AFTER LITTLE more than a year in office, there is a growing sense that President Barack Obama's ambitious agenda for changing America's role in the world has run up against a messy international reality that has frustrated his lofty intentions.
In the Middle East, efforts to revitalize the peace process have so far been stymied by Israeli intransigence and Palestinian political divisions. Efforts to reach out to Iran seem essentially on hold as Tehran continues its nuclear program in the midst of a domestic political crisis. An agreement with Russia on a new strategic-arms accord is close, but Moscow's broader geopolitical intentions, particularly toward states that formed part of the former Soviet Union (where it claims "privileged interests"), remain ominously unclear.
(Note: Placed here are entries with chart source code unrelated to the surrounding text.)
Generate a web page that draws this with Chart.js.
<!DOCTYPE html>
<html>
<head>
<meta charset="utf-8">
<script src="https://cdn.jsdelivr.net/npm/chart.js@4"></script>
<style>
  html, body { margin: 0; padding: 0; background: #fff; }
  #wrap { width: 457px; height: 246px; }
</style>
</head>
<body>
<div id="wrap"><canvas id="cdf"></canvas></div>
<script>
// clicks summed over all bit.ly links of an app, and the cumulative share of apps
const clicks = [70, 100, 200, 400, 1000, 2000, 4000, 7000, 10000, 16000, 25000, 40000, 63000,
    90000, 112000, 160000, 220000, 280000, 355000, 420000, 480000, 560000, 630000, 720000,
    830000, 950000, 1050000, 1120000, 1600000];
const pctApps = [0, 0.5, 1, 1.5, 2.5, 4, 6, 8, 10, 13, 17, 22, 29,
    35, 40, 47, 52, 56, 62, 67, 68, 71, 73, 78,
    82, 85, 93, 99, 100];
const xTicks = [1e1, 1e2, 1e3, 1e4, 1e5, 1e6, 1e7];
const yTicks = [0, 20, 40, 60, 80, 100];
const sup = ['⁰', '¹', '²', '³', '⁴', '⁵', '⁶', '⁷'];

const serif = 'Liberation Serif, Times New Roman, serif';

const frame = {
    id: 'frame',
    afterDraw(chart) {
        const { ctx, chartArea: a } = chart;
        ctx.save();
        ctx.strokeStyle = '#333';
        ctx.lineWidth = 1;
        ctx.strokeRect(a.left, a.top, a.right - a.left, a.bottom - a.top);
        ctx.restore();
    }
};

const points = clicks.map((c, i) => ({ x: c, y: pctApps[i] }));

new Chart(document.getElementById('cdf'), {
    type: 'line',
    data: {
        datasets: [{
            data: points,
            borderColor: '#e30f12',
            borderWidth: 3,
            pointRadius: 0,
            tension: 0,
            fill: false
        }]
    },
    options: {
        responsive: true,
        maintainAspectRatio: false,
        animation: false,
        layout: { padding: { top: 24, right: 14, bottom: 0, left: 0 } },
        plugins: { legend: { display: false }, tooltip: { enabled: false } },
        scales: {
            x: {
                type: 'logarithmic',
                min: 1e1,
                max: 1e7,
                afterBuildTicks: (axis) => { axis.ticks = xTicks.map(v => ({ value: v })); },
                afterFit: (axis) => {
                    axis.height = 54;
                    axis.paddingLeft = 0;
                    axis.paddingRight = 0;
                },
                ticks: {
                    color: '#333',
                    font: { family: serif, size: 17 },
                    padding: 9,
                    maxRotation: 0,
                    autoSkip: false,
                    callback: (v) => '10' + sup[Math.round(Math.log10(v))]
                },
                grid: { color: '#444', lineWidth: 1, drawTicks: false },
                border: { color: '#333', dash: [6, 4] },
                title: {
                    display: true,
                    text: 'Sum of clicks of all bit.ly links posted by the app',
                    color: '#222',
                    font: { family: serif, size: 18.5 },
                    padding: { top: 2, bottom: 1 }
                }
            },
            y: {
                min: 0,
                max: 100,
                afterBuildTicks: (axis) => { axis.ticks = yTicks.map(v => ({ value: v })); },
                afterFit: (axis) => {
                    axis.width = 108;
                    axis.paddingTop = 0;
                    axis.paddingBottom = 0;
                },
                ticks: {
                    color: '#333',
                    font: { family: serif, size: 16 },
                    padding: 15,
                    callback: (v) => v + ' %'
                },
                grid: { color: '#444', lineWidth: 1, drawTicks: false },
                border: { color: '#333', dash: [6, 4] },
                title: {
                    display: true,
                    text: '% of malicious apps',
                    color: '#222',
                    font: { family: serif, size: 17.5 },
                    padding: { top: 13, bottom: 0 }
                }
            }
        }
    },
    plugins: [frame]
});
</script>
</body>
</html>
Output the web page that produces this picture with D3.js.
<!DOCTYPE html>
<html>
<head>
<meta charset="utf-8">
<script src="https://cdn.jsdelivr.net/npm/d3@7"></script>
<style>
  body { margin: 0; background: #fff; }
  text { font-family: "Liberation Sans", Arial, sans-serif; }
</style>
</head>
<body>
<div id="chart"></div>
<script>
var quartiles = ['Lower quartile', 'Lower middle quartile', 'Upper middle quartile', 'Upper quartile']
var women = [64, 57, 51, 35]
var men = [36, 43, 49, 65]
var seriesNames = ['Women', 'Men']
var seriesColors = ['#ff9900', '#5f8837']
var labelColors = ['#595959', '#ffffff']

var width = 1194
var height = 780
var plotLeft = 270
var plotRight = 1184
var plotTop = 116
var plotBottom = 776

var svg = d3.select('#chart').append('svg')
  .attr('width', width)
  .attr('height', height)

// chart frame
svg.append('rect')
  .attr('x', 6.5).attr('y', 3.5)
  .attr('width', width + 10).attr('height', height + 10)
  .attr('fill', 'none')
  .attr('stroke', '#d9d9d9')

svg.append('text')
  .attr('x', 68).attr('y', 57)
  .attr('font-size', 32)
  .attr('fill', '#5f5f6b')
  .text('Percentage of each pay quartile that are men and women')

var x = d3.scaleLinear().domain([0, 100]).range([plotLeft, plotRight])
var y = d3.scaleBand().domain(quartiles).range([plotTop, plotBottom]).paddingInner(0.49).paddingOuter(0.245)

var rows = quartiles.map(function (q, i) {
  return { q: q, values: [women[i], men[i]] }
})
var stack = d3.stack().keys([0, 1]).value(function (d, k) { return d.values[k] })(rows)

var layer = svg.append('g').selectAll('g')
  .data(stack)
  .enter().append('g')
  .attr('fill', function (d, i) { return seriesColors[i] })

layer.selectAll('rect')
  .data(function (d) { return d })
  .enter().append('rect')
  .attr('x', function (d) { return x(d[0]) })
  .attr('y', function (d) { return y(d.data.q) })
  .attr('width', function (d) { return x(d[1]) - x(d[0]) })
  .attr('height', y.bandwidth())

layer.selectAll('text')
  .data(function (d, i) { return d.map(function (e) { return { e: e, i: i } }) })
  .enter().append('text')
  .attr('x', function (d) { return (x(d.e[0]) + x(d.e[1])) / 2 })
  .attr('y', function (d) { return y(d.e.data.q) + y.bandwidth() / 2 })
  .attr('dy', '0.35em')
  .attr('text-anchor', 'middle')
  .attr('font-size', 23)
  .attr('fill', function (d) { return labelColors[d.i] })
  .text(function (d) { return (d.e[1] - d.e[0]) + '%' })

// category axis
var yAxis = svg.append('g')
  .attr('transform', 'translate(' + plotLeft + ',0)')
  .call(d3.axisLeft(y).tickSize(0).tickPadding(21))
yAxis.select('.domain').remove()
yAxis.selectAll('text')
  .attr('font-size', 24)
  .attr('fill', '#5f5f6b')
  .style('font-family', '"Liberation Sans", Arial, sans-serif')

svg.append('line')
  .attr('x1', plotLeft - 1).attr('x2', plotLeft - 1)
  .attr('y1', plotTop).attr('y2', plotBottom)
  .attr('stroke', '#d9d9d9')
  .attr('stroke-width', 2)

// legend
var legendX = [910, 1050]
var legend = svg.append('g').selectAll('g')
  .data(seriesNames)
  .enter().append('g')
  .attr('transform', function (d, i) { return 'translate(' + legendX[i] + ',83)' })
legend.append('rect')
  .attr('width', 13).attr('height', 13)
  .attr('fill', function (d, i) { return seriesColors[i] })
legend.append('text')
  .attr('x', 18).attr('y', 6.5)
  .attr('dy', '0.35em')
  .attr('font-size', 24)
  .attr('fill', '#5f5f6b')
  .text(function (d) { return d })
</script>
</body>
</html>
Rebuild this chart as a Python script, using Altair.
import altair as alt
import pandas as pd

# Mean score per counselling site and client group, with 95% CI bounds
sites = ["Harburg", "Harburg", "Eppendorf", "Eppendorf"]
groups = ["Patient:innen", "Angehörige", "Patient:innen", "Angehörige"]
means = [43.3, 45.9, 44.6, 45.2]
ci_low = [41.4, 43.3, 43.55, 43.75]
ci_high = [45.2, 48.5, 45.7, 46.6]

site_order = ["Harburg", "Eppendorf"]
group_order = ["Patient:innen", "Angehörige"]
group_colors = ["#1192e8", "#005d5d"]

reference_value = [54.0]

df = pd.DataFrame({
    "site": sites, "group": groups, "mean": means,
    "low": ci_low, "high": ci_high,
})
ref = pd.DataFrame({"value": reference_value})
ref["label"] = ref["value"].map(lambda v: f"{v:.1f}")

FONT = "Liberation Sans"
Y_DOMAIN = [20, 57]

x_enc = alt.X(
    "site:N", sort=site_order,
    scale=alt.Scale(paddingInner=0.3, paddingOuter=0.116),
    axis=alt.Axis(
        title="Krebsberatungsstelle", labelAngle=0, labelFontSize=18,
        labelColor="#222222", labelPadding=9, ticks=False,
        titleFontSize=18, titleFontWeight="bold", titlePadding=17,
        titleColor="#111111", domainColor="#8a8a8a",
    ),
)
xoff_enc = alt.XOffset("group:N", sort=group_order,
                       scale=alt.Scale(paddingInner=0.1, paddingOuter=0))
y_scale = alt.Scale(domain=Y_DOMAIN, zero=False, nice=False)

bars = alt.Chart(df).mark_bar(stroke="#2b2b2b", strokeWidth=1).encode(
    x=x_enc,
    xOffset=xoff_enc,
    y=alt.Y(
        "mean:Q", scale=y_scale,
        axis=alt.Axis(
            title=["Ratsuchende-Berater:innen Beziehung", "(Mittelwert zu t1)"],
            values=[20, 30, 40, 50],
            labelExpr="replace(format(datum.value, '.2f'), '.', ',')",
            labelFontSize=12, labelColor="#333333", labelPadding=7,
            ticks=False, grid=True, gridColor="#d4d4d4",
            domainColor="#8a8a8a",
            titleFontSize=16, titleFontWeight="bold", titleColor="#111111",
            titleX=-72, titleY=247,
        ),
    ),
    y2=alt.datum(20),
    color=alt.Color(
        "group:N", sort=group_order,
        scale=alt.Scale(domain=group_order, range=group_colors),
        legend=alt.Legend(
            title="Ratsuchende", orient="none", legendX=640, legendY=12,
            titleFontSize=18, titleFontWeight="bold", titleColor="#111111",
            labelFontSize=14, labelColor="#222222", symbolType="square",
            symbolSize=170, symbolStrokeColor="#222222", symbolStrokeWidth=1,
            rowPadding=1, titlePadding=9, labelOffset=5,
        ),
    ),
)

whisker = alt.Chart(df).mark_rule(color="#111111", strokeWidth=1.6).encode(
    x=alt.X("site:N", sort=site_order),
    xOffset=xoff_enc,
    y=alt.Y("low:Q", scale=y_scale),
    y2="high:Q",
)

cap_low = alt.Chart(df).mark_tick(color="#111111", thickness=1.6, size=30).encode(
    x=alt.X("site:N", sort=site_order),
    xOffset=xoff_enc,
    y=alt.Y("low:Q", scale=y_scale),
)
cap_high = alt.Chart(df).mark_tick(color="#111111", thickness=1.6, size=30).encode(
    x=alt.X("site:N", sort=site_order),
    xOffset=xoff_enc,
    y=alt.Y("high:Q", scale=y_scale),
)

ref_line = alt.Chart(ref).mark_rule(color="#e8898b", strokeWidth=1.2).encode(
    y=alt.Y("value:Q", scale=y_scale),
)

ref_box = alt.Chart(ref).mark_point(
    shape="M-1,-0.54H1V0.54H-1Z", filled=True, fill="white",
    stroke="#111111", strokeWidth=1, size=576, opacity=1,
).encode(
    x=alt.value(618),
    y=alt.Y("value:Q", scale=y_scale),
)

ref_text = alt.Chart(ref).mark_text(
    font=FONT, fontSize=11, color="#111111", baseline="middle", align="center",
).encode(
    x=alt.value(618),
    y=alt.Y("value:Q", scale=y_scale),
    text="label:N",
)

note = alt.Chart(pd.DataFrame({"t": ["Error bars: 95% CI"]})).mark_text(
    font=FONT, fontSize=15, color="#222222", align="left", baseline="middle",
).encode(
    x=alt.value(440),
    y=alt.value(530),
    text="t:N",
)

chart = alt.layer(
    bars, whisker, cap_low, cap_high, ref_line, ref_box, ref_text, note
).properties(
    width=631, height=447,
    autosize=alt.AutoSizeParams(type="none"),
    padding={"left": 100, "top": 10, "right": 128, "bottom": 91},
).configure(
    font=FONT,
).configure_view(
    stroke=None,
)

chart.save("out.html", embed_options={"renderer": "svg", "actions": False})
Also murky are the consequences that the American military drawdown, which is only now getting under way, will have on Iraqi stability. Meanwhile, Obama's drawn-out and still-ambiguous decision to augment U.S. forces in Afghanistan, together with the lack of clarity on what the administration is trying to achieve in Pakistan, is raising doubts in Washington and in the region. It is true that his agenda for change was (and is) audacious; needless to say, the White House's prospects for achieving these and other goals are, at the very best, uncertain.
Then, it is perhaps not surprising that pundits and statesmen alike have begun to take aim at the president's foreign policy. And it is why Walter Russell Mead (among others) has fallen back on the Carter analogy. As Mead argued in a recent piece in Foreign Policy, to achieve his agenda, Obama needs to reconcile a "transcendent Wilsonian vision" of U.S. foreign policy with a competing Jeffersonian worldview that focuses on the pitfalls of "‘imperial overstretch.'" There are probably some elements of truth in this analysis.